Wednesday, February 10, 2016

2.9.16 On a mild snow-flecked day

Down by the farmer's fields, you drive in the middle of the road. Because there's no one about, and you can see for miles.

Down by the farmer's fields, today in the deep snow, there are coyote tracks from large coyotes, from small coyotes, wandering about, searching for their breakfast


Down along the road by the farmer's fields, one person has come before me, with a dog, going only in one direction, so they looped way around to the right, way over to the other side by the river. 



I'm walking along in the fresh almost-untouched snow, imagining them both walking earlier today, in this land swept clean and bright and white. 

Here on the dirt road by the farmer's fields, the stream passes by, rich and clean and full. Across all of the fields, there is the ready evidence of who else lives here, quietly, beneath the human radar. Because in the silly human way, we tend to think that we are everything. 

There are tiny mouse tracks everywhere , showing how they pop out of a little hole in the snow, and then quick as can be, run across the snow a bit, and then pop down under the snow again. I call it Periscoping, the life of mice, in a sea of snow.

So I look at how they wandered over to various places where the fallen corn lies beneath the blanket of snow, imagining them filling their cheeks with kernels and seeds, to bring the meal back home. I'm seeing in my mind the family of kids after kids after kids and partners and aunts and uncles and best friends and neighbors and visitors from the big city, all coming running to the new delicious meal set out for all.

When my kids were young, and sick from a pesticide exposure, and had to homeschool, we spent so much time with library books. We'd lunk our way down, through the snowy sidewalks, to the neighborhood library, and Cindy would greet us as we tumbled in, inviting us to take out as many books as our hearts desired. 

On the way, I was agreeable to dragging any combination of kids, in the red wagon, but on the way back, they'd need to walk, the wagon filled with riches.

I stood them up all over the old upright piano, opened up on shelves, and window sills , to tantalize them. To tempt them, into the land of nature and imaginings and far away song.

And one of the things that tantalized us most of all was drawings and books about underground lives. Of small creatures and large, of reptiles and insects, living beneath the soil and the realm we inhabited. Because it really was astounding .

In winter or summer, we would wander down by the streams to look at the amber colored rocks in the thrashing waters. And see evidence of those that lived in the mud and soil and fields and forest. Everywhere we went we indulged in speculation. 

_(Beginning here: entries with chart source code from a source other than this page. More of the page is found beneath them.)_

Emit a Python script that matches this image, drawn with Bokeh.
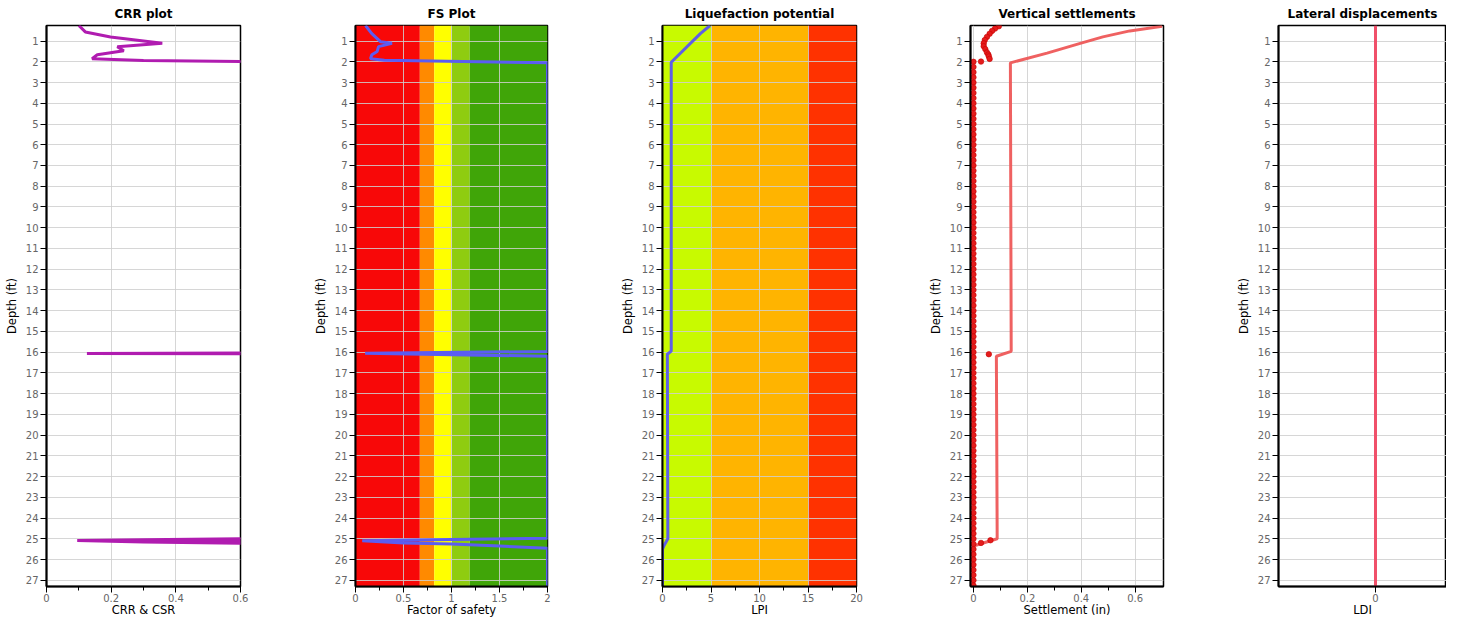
from bokeh.plotting import figure
from bokeh.layouts import row
from bokeh.models import Range1d, FixedTicker, CustomJSTickFormatter
from bokeh.embed import file_html
from bokeh.resources import INLINE

# ---------------- data ----------------
depth_ticks = list(range(1, 28))
depth_top = 0.25
depth_bottom = 27.3

# CRR plot
crr_depth = [0.25, 0.56, 0.80, 1.11, 1.27, 1.47, 1.66, 1.85, 1.94, 1.98, 2.05,
             15.98, 16.06, 16.12,
             24.98, 25.0, 25.04, 25.08, 25.15, 25.22, 25.27, 25.14, 25.1, 25.3, 27.3]
crr_value = [0.10, 0.12, 0.198, 0.358, 0.219, 0.239, 0.157, 0.141, 0.3, 0.6, 2.0,
             2.0, 0.125, 2.0,
             2.0, 0.6, 0.3, 0.095, 0.3, 0.6, 2.0, 0.35, 2.0, 2.0, 2.0]

# FS plot
fs_depth = [0.25, 0.64, 1.03, 1.11, 1.27, 1.5, 1.66, 1.85, 1.92, 2.05,
            15.97, 16.05, 16.2,
            24.97, 25.03, 25.1, 25.2, 25.25, 25.35, 25.46, 27.3]
fs_value = [0.104, 0.17, 0.26, 0.38, 0.24, 0.226, 0.17, 0.156, 0.3, 2.0,
            2.0, 0.1, 2.0,
            2.0, 1.0, 0.07, 0.5, 1.0, 1.5, 2.0, 2.0]
fs_zone_lo = [0.0, 0.67, 0.82, 1.0, 1.19]
fs_zone_hi = [0.67, 0.82, 1.0, 1.19, 2.0]
fs_zone_color = ["#f80808", "#ff8a00", "#ffff00", "#8fcc10", "#40a508"]

# Liquefaction potential
lpi_depth = [0.25, 0.64, 2.02, 15.95, 16.1, 25.0, 25.33, 25.5, 27.3]
lpi_value = [4.9, 3.9, 0.9, 0.9, 0.5, 0.55, 0.15, 0.0, 0.0]
lpi_zone_lo = [0, 5, 15]
lpi_zone_hi = [5, 15, 20]
lpi_zone_color = ["#c8fa00", "#ffb400", "#ff3200"]

# Vertical settlements (cumulative line)
set_depth = [0.29, 0.51, 0.8, 1.11, 1.58, 2.05, 15.96, 16.2, 25.0, 25.35, 27.3]
set_value = [0.70, 0.58, 0.48, 0.396, 0.273, 0.137, 0.14, 0.085, 0.088, 0.0, 0.0]

# Vertical settlements (per-layer points)
pt_depth = [0.29, 0.4, 0.51, 0.65, 0.8, 0.95, 1.11, 1.25, 1.39, 1.55, 1.65, 1.74, 1.86, 1.99,
            2.0, 2.25, 2.5, 2.75, 3.0, 3.25, 3.5, 3.75, 4.0, 4.25, 4.5, 4.75,
            5.0, 5.25, 5.5, 5.75, 6.0, 6.25, 6.5, 6.75, 7.0, 7.25, 7.5, 7.75,
            8.0, 8.25, 8.5, 8.75, 9.0, 9.25, 9.5, 9.75, 10.0, 10.25, 10.5, 10.75,
            11.0, 11.25, 11.5, 11.75, 12.0, 12.25, 12.5, 12.75, 13.0, 13.25, 13.5, 13.75,
            14.0, 14.25, 14.5, 14.75, 15.0, 15.25, 15.5, 15.75, 16.0, 16.1, 16.25, 16.5, 16.75,
            17.0, 17.25, 17.5, 17.75, 18.0, 18.25, 18.5, 18.75, 19.0, 19.25, 19.5, 19.75,
            20.0, 20.25, 20.5, 20.75, 21.0, 21.25, 21.5, 21.75, 22.0, 22.25, 22.5, 22.75,
            23.0, 23.25, 23.5, 23.75, 24.0, 24.25, 24.5, 24.75, 25.0, 25.07, 25.2, 25.25, 25.5, 25.75,
            26.0, 26.25, 26.5, 26.75, 27.0, 27.25]
pt_value = [0.094, 0.08, 0.069, 0.06, 0.05, 0.042, 0.038, 0.038, 0.044, 0.05, 0.055, 0.057, 0.06, 0.028,
            0.0, 0.0, 0.0, 0.0, 0.0, 0.0, 0.0, 0.0, 0.0, 0.0, 0.0, 0.0,
            0.0, 0.0, 0.0, 0.0, 0.0, 0.0, 0.0, 0.0, 0.0, 0.0, 0.0, 0.0,
            0.0, 0.0, 0.0, 0.0, 0.0, 0.0, 0.0, 0.0, 0.0, 0.0, 0.0, 0.0,
            0.0, 0.0, 0.0, 0.0, 0.0, 0.0, 0.0, 0.0, 0.0, 0.0, 0.0, 0.0,
            0.0, 0.0, 0.0, 0.0, 0.0, 0.0, 0.0, 0.0, 0.0, 0.057, 0.0, 0.0, 0.0,
            0.0, 0.0, 0.0, 0.0, 0.0, 0.0, 0.0, 0.0, 0.0, 0.0, 0.0, 0.0,
            0.0, 0.0, 0.0, 0.0, 0.0, 0.0, 0.0, 0.0, 0.0, 0.0, 0.0, 0.0,
            0.0, 0.0, 0.0, 0.0, 0.0, 0.0, 0.0, 0.0, 0.0, 0.063, 0.028, 0.0, 0.0, 0.0,
            0.0, 0.0, 0.0, 0.0, 0.0, 0.0]

# Lateral displacements
ldi_depth = [0.25, 27.3]
ldi_value = [0.0, 0.0]

FONT = "DejaVu Sans"
fmt = CustomJSTickFormatter(code="return String(Math.round(tick*100)/100);")


def base_fig(title, xlabel, x_start, x_end, ticks, minor, width, border_right, xgrid=True):
    p = figure(width=width, height=619, title=title,
               x_range=Range1d(x_start, x_end),
               y_range=Range1d(depth_bottom, depth_top),
               output_backend="svg", toolbar_location=None,
               min_border_left=46, min_border_right=border_right,
               min_border_top=0, min_border_bottom=0)
    p.title.align = "center"
    p.title.text_font = FONT
    p.title.text_font_size = "12px"
    p.title.text_font_style = "bold"
    p.title.text_color = "black"
    p.title.standoff = 9
    p.outline_line_color = "black"
    p.outline_line_width = 1.5
    p.outline_line_alpha = 1.0
    p.background_fill_color = "white"
    p.border_fill_color = "white"
    for ax in (p.xaxis[0], p.yaxis[0]):
        ax.axis_line_color = "black"
        ax.axis_line_width = 2
        ax.major_tick_line_color = "black"
        ax.minor_tick_line_color = "black"
        ax.major_tick_in = 0
        ax.major_tick_out = 6
        ax.minor_tick_in = 0
        ax.minor_tick_out = 4
        ax.major_label_text_font = FONT
        ax.major_label_text_font_size = "10px"
        ax.major_label_text_color = "#666666"
        ax.axis_label_text_font = FONT
        ax.axis_label_text_font_size = "11.5px"
        ax.axis_label_text_font_style = "normal"
        ax.axis_label_text_color = "black"
    p.yaxis.major_label_standoff = 2
    p.yaxis.axis_label_standoff = 4
    p.xaxis.major_label_standoff = 1
    p.xaxis.axis_label_standoff = -2
    p.yaxis.axis_label = "Depth (ft)"
    p.yaxis.ticker = FixedTicker(ticks=depth_ticks)
    p.xaxis.axis_label = xlabel
    p.xaxis.ticker = FixedTicker(ticks=ticks, minor_ticks=minor)
    p.xaxis.formatter = fmt
    p.grid.grid_line_color = "#cfcfcf"
    p.grid.grid_line_alpha = 0.85
    p.grid.grid_line_width = 1
    p.xgrid.visible = xgrid
    return p


# CRR plot
p1 = base_fig("CRR plot", "CRR & CSR", 0, 0.6, [0, 0.2, 0.4, 0.6], [0.1, 0.3, 0.5], 309, 69)
p1.line(crr_value, crr_depth, line_color="#b01cb0", line_width=3)

# FS plot
p2 = base_fig("FS Plot", "Factor of safety", 0, 2, [0, 0.5, 1, 1.5, 2], [0.25, 0.75, 1.25, 1.75], 307, 69)
p2.quad(left=fs_zone_lo, right=fs_zone_hi, top=depth_top, bottom=depth_bottom,
        fill_color=fs_zone_color, line_color=None, level="image")
p2.line(fs_value, fs_depth, line_color="#5b5cf2", line_width=3)

# Liquefaction potential
p3 = base_fig("Liquefaction potential", "LPI", 0, 20, [0, 5, 10, 15, 20], [2.5, 7.5, 12.5, 17.5], 308, 68)
p3.quad(left=lpi_zone_lo, right=lpi_zone_hi, top=depth_top, bottom=depth_bottom,
        fill_color=lpi_zone_color, line_color=None, level="image")
p3.line(lpi_value, lpi_depth, line_color="#5f5fe6", line_width=3)

# Vertical settlements
p4 = base_fig("Vertical settlements", "Settlement (in)", -0.011, 0.705, [0, 0.2, 0.4, 0.6], [0.1, 0.3, 0.5], 308, 69)
p4.line(set_value, set_depth, line_color="#ee5858", line_width=3, line_alpha=0.95)
p4.scatter(pt_value, pt_depth, size=5.5, fill_color="#e41c1c", line_color="#c80000", line_width=0.6)

# Lateral displacements
p5 = base_fig("Lateral displacements", "LDI", -1, 0.732, [0], [], 214, 0, xgrid=False)
p5.line(ldi_value, ldi_depth, line_color="#f0506a", line_width=3)

layout = row(p1, p2, p3, p4, p5)
open("out.html", "w").write(file_html(layout, INLINE))
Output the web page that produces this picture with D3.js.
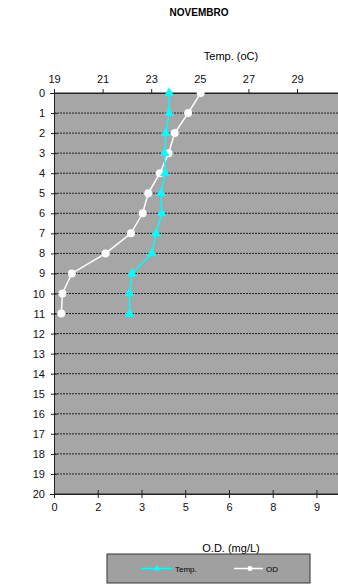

And each of them would begin telling stories. Quietly under their breath to themselves. Or loudly, with exclamations and compiled songs, declarations! Of all the inhabitants, alone or in groups or societies, living there, beneath the soil.

Sometimes they would speculate about the layout , the day to day lives. We would do real and natural science, and slip delightedly into make believe . We would study tracking in the wintertimes, and go about excitedly in the forest, calling to one another to decide between young coyote and fox, skunk and possum. 

When we came upon The Borrowers series, the whole thing exploded like nuts. And really, they had the grandest time, imagining tiny people living all sorts of places. And long discussions about what was fair and what wasn't fair, and how come they didn't have any stores, and were they happy.

So today I am walking down the farmers fields, with noone in sight but the pup. And I come to a stand of trees, and then the land closer to the river, and I see the small widely spaced tracks of a fox. I see the small tracks of most probably a possum. 

On this mild snow flecked day, hardly a bird passes by. 

I'm wishing for sunglasses in the glare of the bright sun upon the white washed land, and the pup is losing and finding and losing the ball I throw over and over. A polite neighbor waits in their car by the road for their turn in the heavenly spacious place. 

Cars stream across Coolidge Bridge over there , on the horizon , their windows sparkling in the sunlight like so many flickering lights. 

As I sink into the relative happiness of one more good enough day.